-- begin --
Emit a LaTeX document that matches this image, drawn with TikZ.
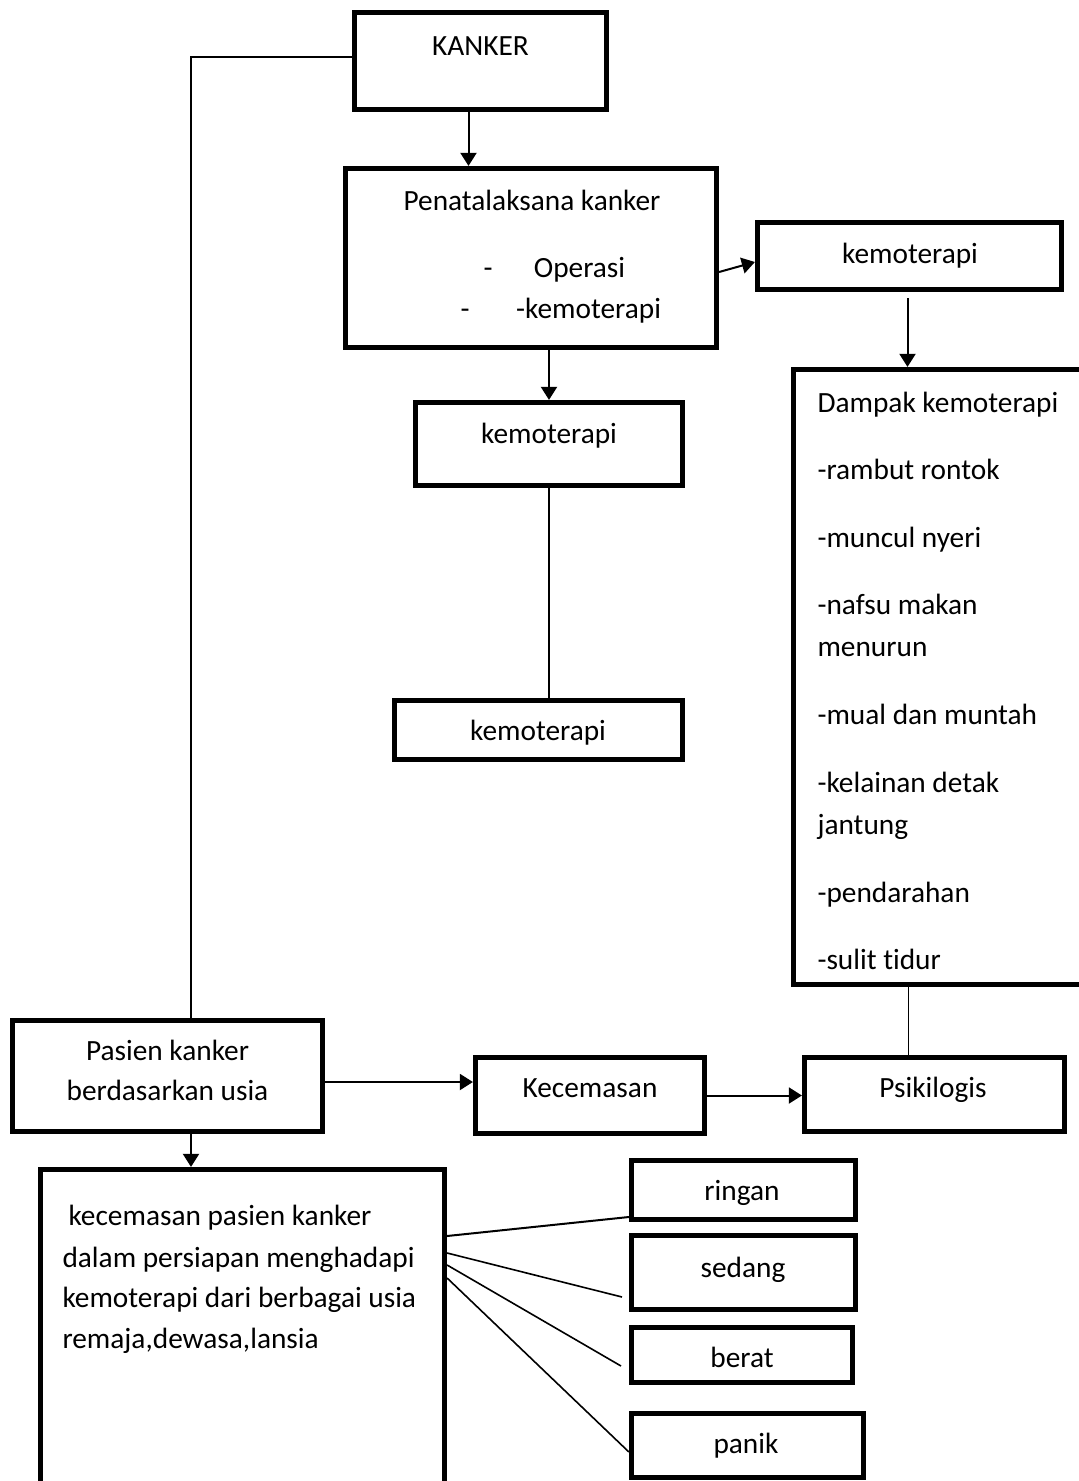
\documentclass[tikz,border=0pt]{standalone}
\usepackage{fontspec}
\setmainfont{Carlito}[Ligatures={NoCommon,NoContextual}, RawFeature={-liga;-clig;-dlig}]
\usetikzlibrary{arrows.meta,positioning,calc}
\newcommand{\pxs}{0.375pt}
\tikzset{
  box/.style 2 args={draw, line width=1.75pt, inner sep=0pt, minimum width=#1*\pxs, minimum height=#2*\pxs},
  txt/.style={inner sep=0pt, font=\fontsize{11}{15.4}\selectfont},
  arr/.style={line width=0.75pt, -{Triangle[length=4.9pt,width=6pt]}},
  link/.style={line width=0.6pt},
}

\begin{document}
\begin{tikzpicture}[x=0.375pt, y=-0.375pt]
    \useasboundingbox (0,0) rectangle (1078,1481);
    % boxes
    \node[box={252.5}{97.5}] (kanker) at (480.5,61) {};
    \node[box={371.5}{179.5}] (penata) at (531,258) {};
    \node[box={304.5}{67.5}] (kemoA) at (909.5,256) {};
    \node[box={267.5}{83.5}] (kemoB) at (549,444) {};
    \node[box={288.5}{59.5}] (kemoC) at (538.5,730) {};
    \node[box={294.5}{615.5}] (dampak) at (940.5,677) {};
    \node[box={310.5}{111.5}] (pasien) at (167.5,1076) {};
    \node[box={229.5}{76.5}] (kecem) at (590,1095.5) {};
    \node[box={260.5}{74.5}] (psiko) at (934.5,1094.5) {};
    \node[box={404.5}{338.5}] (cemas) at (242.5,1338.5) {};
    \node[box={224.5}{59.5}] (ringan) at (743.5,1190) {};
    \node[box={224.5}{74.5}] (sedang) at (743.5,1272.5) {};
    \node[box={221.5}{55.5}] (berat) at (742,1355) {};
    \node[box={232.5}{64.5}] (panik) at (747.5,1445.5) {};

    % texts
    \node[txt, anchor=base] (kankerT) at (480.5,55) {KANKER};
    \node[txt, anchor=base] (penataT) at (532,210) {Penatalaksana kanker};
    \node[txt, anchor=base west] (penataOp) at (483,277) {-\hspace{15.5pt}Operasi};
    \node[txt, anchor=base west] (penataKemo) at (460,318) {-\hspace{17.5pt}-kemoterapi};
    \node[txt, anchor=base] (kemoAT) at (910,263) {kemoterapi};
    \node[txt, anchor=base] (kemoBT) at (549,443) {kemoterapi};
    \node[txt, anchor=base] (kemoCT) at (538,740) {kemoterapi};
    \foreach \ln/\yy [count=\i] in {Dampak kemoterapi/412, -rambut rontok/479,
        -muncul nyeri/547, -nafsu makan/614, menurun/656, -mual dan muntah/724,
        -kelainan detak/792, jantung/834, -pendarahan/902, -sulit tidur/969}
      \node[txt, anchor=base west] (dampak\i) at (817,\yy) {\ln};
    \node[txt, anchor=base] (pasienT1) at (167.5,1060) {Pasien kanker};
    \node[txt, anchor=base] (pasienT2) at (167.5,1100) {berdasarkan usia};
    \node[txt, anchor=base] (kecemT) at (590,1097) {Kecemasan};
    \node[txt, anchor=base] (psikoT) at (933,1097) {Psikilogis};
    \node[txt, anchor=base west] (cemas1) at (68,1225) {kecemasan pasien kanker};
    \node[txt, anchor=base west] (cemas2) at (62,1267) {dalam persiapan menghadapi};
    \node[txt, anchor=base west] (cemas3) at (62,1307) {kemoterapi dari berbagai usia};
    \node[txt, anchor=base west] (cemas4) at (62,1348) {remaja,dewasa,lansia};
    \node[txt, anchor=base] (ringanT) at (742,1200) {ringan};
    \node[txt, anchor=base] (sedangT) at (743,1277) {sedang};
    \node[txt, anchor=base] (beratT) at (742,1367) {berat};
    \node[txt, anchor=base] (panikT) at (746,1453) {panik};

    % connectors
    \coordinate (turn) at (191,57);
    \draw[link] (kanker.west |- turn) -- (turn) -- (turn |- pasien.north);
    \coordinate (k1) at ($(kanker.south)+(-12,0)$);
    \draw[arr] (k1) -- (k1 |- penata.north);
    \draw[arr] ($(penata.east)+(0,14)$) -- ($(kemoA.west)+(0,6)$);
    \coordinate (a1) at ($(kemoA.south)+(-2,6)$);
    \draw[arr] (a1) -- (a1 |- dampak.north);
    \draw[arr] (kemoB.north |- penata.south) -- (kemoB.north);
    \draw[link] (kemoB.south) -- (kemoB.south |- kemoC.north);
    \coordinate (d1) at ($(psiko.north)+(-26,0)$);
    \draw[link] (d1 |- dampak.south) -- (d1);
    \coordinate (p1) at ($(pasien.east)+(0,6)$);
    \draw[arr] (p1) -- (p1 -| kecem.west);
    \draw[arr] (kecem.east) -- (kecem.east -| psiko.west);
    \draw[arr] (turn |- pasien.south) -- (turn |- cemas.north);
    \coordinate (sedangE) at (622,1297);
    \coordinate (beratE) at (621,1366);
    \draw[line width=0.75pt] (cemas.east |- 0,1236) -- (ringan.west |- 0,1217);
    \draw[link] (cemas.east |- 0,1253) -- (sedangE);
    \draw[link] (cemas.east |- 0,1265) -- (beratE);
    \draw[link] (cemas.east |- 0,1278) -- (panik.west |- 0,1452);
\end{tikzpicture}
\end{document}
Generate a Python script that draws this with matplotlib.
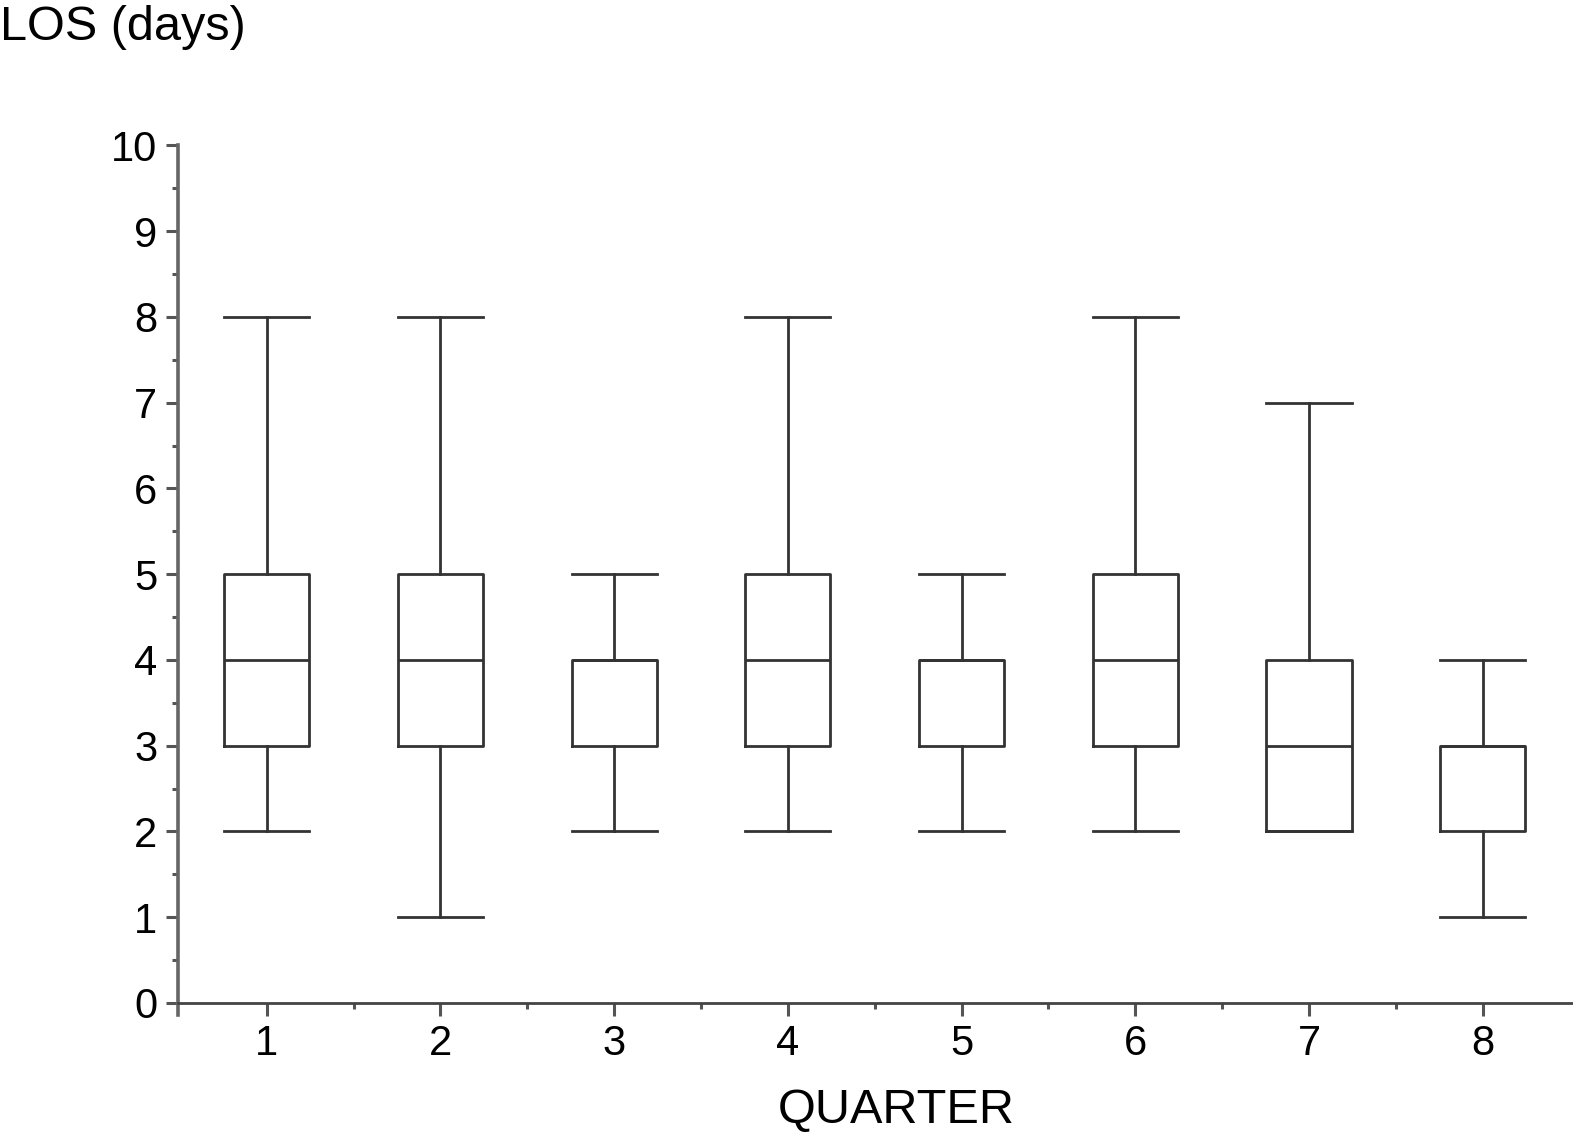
-- end --
## Task details
How many of the lines above hold "this"? Answer with only the number.

## Finished exercise
2